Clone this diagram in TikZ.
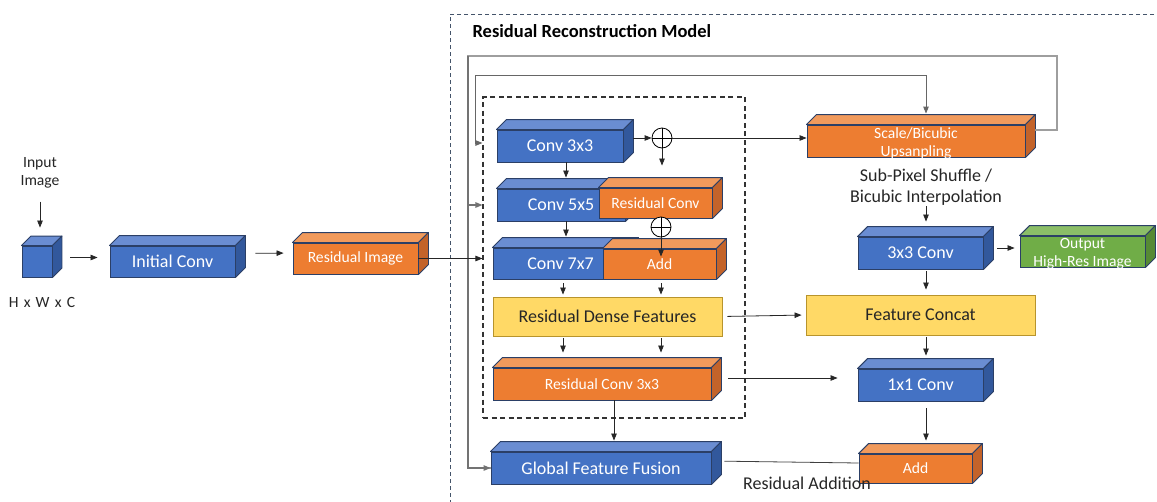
\documentclass[tikz,border=0pt]{standalone}
\usepackage{fontspec}
\setmainfont{Carlito}
\usetikzlibrary{calc,arrows.meta}

\definecolor{bfront}{HTML}{4472C4}
\definecolor{btop}{HTML}{6A8DD2}
\definecolor{bside}{HTML}{32589C}
\definecolor{ofront}{HTML}{ED7D31}
\definecolor{otop}{HTML}{F19A5C}
\definecolor{oside}{HTML}{C3632A}
\definecolor{gfront}{HTML}{70AD47}
\definecolor{gtop}{HTML}{8BBE68}
\definecolor{gside}{HTML}{568A34}
\definecolor{yfill}{HTML}{FFD966}
\definecolor{yedge}{HTML}{B8942C}
\definecolor{edge}{HTML}{2B3F66}
\definecolor{frameblue}{HTML}{44546A}
\definecolor{ink}{HTML}{262626}

% top and right faces of a cuboid whose front face is node #1
\newcommand\cubefaces[4]{%
  \filldraw[fill=#2, draw=edge, line width=0.9pt, line join=round]
    (#1.north west) -- ++(#4pt,#4pt) -- ($(#1.north east)+(#4pt,#4pt)$) -- (#1.north east) -- cycle;
  \filldraw[fill=#3, draw=edge, line width=0.9pt, line join=round]
    (#1.north east) -- ++(#4pt,#4pt) -- ($(#1.south east)+(#4pt,#4pt)$) -- (#1.south east) -- cycle;}

% two centred lines that do not enlarge their box
\newcommand\twolines[2]{\smash{\raisebox{-6pt}{\begin{tabular}{@{}c@{}}#1\\#2\end{tabular}}}}

\begin{document}
\begin{tikzpicture}[x=1pt,y=-1pt,
  big/.style={font=\fontsize{18}{21}\selectfont},
  small/.style={font=\fontsize{15.6}{18}\selectfont},
  cube/.style={draw=edge, line width=0.9pt, inner sep=0pt, text=white},
  bcube/.style={cube, fill=bfront},
  ocube/.style={cube, fill=ofront},
  gcube/.style={cube, fill=gfront},
  ybox/.style={draw=yedge, line width=0.9pt, fill=yfill, inner sep=0pt, text=ink},
  oplus/.style={circle, draw=black, line width=0.8pt, fill=white, minimum size=20pt, inner sep=0pt,
    path picture={\draw[line width=0.8pt] (path picture bounding box.north) -- (path picture bounding box.south)
      (path picture bounding box.west) -- (path picture bounding box.east);}},
  arr/.style={draw=black!85, line width=0.8pt, -{Triangle[length=7pt,width=5.5pt]}},
  plain/.style={draw=black!75, line width=0.8pt},
  loopline/.style={draw=black!38, line width=1.2pt},
  skipline/.style={draw=black!60, line width=0.9pt},
  label/.style={text=ink, inner sep=1pt, align=center}
]
\useasboundingbox (0,0) rectangle (1157,501);
\clip (0,0) rectangle (1157,501);
\fill[white] (0,0) rectangle (1157,501);

% outer dashed frame of the reconstruction model
\draw[frameblue, line width=1pt, dash pattern=on 4pt off 3pt] (1175,14) -- (450,14) -- (450,520);
\node[anchor=west, text=black, font=\fontsize{18.5}{22}\selectfont\bfseries] (title) at (469,31) {Residual Reconstruction Model};

% inner dashed block
\node[draw=black!80, line width=1.1pt, dash pattern=on 5pt off 3.5pt, minimum width=262, minimum height=321, inner sep=0pt] (inner) at (614,257.5) {};

% column helpers
\coordinate (colR) at (926,0);
\coordinate (colA) at (566,0);
\coordinate (colL) at (563,0);
\coordinate (colB) at (661,0);
\coordinate (loopNE) at (1057,56);
\coordinate (loopNW) at (468,56);
\coordinate (skipNW) at (475,75);

% ---------- input side ----------
\node[label, small] (inlabel) at (40,173) {Input\\Image};
\node[bcube, minimum width=30, minimum height=31] (incube) at (37,261.5) {};
\cubefaces{incube}{btop}{bside}{9.5}
\node[label, small] (hwc) at (42,302) {H\,\,x\,\,W\,\,x\,\,C};

\node[bcube, big, minimum width=125, minimum height=31] (initconv) at (172.5,261.5) {Initial Conv};
\cubefaces{initconv}{btop}{bside}{10}

\node[ocube, small, minimum width=125, minimum height=31] (resimg) at (355.5,258.5) {Residual Image};
\cubefaces{resimg}{otop}{oside}{10}

% ---------- residual dense block ----------
\node[bcube, big, minimum width=126, minimum height=32] (conv3) at (560,146) {Conv 3x3};
\cubefaces{conv3}{btop}{bside}{10}

\node[bcube, big, minimum width=128, minimum height=32] (conv5) at (561,205) {Conv 5x5};
\cubefaces{conv5}{btop}{bside}{10}
\node[ocube, small, minimum width=113, minimum height=30] (resconv) at (655.5,203) {Residual Conv};
\cubefaces{resconv}{otop}{oside}{10}

\node[bcube, big, minimum width=135, minimum height=31] (conv7) at (560.5,263.5) {Conv 7x7};
\cubefaces{conv7}{btop}{bside}{10}
\node[ocube, small, minimum width=113, minimum height=30] (add1) at (659.5,264) {Add};
\cubefaces{add1}{otop}{oside}{10}

\node[oplus] (plus1) at (662,138) {};
\node[oplus] (plus2) at (661,227) {};

\node[ybox, big, minimum width=229, minimum height=39] (rdf) at (607.5,316.5) {Residual Dense Features};

\node[ocube, small, minimum width=218, minimum height=32] (rc33) at (602,384) {Residual Conv 3x3};
\cubefaces{rc33}{otop}{oside}{10}

\node[bcube, big, minimum width=220, minimum height=32] (gff) at (601,468) {Global Feature Fusion};
\cubefaces{gff}{btop}{bside}{10}

% ---------- upsampling branch ----------
\node[ocube, small, minimum width=218, minimum height=32] (scale) at (916,141) {\twolines{Scale/Bicubic}{Upsanpling}};
\cubefaces{scale}{otop}{oside}{10}

\node[label, big, align=center] (sublabel) at (926,187) {Sub-Pixel Shuffle /\\Bicubic Interpolation};

\node[bcube, big, minimum width=125, minimum height=32] (conv33) at (920.5,253) {3x3 Conv};
\cubefaces{conv33}{btop}{bside}{10}

\node[gcube, small, minimum width=125, minimum height=31] (output) at (1082.5,251.5) {\twolines{Output}{High-Res Image}};
\cubefaces{output}{gtop}{gside}{10}

\node[ybox, big, minimum width=229, minimum height=40] (fc) at (920.5,315) {Feature Concat};

\node[bcube, big, minimum width=125, minimum height=32] (conv11) at (920.5,385) {1x1 Conv};
\cubefaces{conv11}{btop}{bside}{10}

\node[ocube, small, minimum width=113, minimum height=29] (add2) at (915.5,468.5) {Add};
\cubefaces{add2}{otop}{oside}{10}

\node[label, big] (addlabel) at (807,483) {Residual Addition};

% ---------- skip loops ----------
\coordinate (scaletop) at ([yshift=11pt]scale.north);
\coordinate (scaleout) at ([xshift=10pt,yshift=11pt]scale.east);
\coordinate (c3in) at ([yshift=3pt]conv3.west);

\draw[loopline] (scaleout) -| (loopNE) -- (loopNW) |- (gff.west);
\draw[loopline, -{Triangle[length=7pt,width=5.5pt]}, draw=black!55] (loopNW) |- (gff.west);
\draw[loopline, draw=black!55, -{Triangle[length=7pt,width=5.5pt]}] (loopNW |- conv5.west) -- (inner.west |- conv5.west);

\draw[skipline, -{Triangle[length=7pt,width=5.5pt]}] (skipNW) -| (scaletop -| colR);
\draw[skipline, -{Triangle[length=7pt,width=5.5pt]}] (skipNW) |- (inner.west |- c3in);

% ---------- connectors ----------
\draw[arr, shorten <=12pt, shorten >=18pt] (inlabel.south) -- (inlabel.south |- incube.north);
\draw[arr, shorten <=18pt, shorten >=12pt] ([yshift=4pt]incube.east) -- ([yshift=4pt]initconv.west);
\draw[arr, shorten <=20pt, shorten >=9pt] ([yshift=8pt]initconv.east) -- ([yshift=5.5pt]resimg.west);
\draw[arr] (resimg.east) -- (inner.west |- resimg.east);

\draw[arr, shorten <=10pt] (conv3.east |- plus1.west) -- (plus1.west);
\draw[arr] (plus1.east) -- (scale.west |- plus1.east);
\draw[arr, shorten >=22pt] (plus1.south) -- (plus1.south |- resconv.north);

\draw[arr, shorten >=11pt] (conv3.south -| colA) -- (conv5.north -| colA);
\draw[arr, shorten >=11pt] (conv5.south -| colA) -- (conv7.north -| colA);
\draw[arr, shorten >=-8pt] (plus2.south) -- (plus2.south |- add1.north);

\draw[arr, shorten <=4pt, shorten >=2pt] (conv7.south -| colL) -- (rdf.north -| colL);
\draw[arr, shorten <=4pt, shorten >=2pt] (add1.south -| colB) -- (rdf.north -| colB);
\draw[arr, shorten <=2pt, shorten >=15pt] (rdf.south -| colL) -- (rc33.north -| colL);
\draw[arr, shorten <=2pt, shorten >=15pt] (rdf.south -| colB) -- (rc33.north -| colB);
\draw[arr, shorten <=5pt, shorten >=4pt] (rdf.east) -- (fc.west);

\coordinate (r33) at ([yshift=6pt]rc33.east);
\draw[arr, shorten <=17pt, shorten >=20pt] (r33) -- (conv11.west |- r33);
\draw[arr, shorten >=11pt] (rc33.south -| inner.center) -- (gff.north -| inner.center);

\draw[plain, shorten <=13pt] ([yshift=7pt]gff.east) -- ([yshift=5.5pt]add2.west);

\draw[arr, shorten >=15pt] (sublabel.south -| colR) -- (conv33.north -| colR);
\draw[arr, shorten <=14pt, shorten >=5pt] ([yshift=5pt]conv33.east) -- ([yshift=3.5pt]output.west);
\draw[arr, shorten <=2pt, shorten >=5pt] (conv33.south -| colR) -- (fc.north -| colR);
\draw[arr, shorten <=2pt, shorten >=13pt] (fc.south -| colR) -- (conv11.north -| colR);
\draw[arr, shorten <=7pt, shorten >=13pt] (conv11.south -| colR) -- (add2.north -| colR);
\end{tikzpicture}
\end{document}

**Exercise directions**
Leave out any pictures, please, and quote only the lines from the top of the data through the line that contains "(#1.north east) -- ++(#4pt,#4pt)".

**Answer to the task**
Clone this diagram in TikZ.
\documentclass[tikz,border=0pt]{standalone}
\usepackage{fontspec}
\setmainfont{Carlito}
\usetikzlibrary{calc,arrows.meta}

\definecolor{bfront}{HTML}{4472C4}
\definecolor{btop}{HTML}{6A8DD2}
\definecolor{bside}{HTML}{32589C}
\definecolor{ofront}{HTML}{ED7D31}
\definecolor{otop}{HTML}{F19A5C}
\definecolor{oside}{HTML}{C3632A}
\definecolor{gfront}{HTML}{70AD47}
\definecolor{gtop}{HTML}{8BBE68}
\definecolor{gside}{HTML}{568A34}
\definecolor{yfill}{HTML}{FFD966}
\definecolor{yedge}{HTML}{B8942C}
\definecolor{edge}{HTML}{2B3F66}
\definecolor{frameblue}{HTML}{44546A}
\definecolor{ink}{HTML}{262626}

% top and right faces of a cuboid whose front face is node #1
\newcommand\cubefaces[4]{%
  \filldraw[fill=#2, draw=edge, line width=0.9pt, line join=round]
    (#1.north west) -- ++(#4pt,#4pt) -- ($(#1.north east)+(#4pt,#4pt)$) -- (#1.north east) -- cycle;
  \filldraw[fill=#3, draw=edge, line width=0.9pt, line join=round]
    (#1.north east) -- ++(#4pt,#4pt) -- ($(#1.south east)+(#4pt,#4pt)$) -- (#1.south east) -- cycle;}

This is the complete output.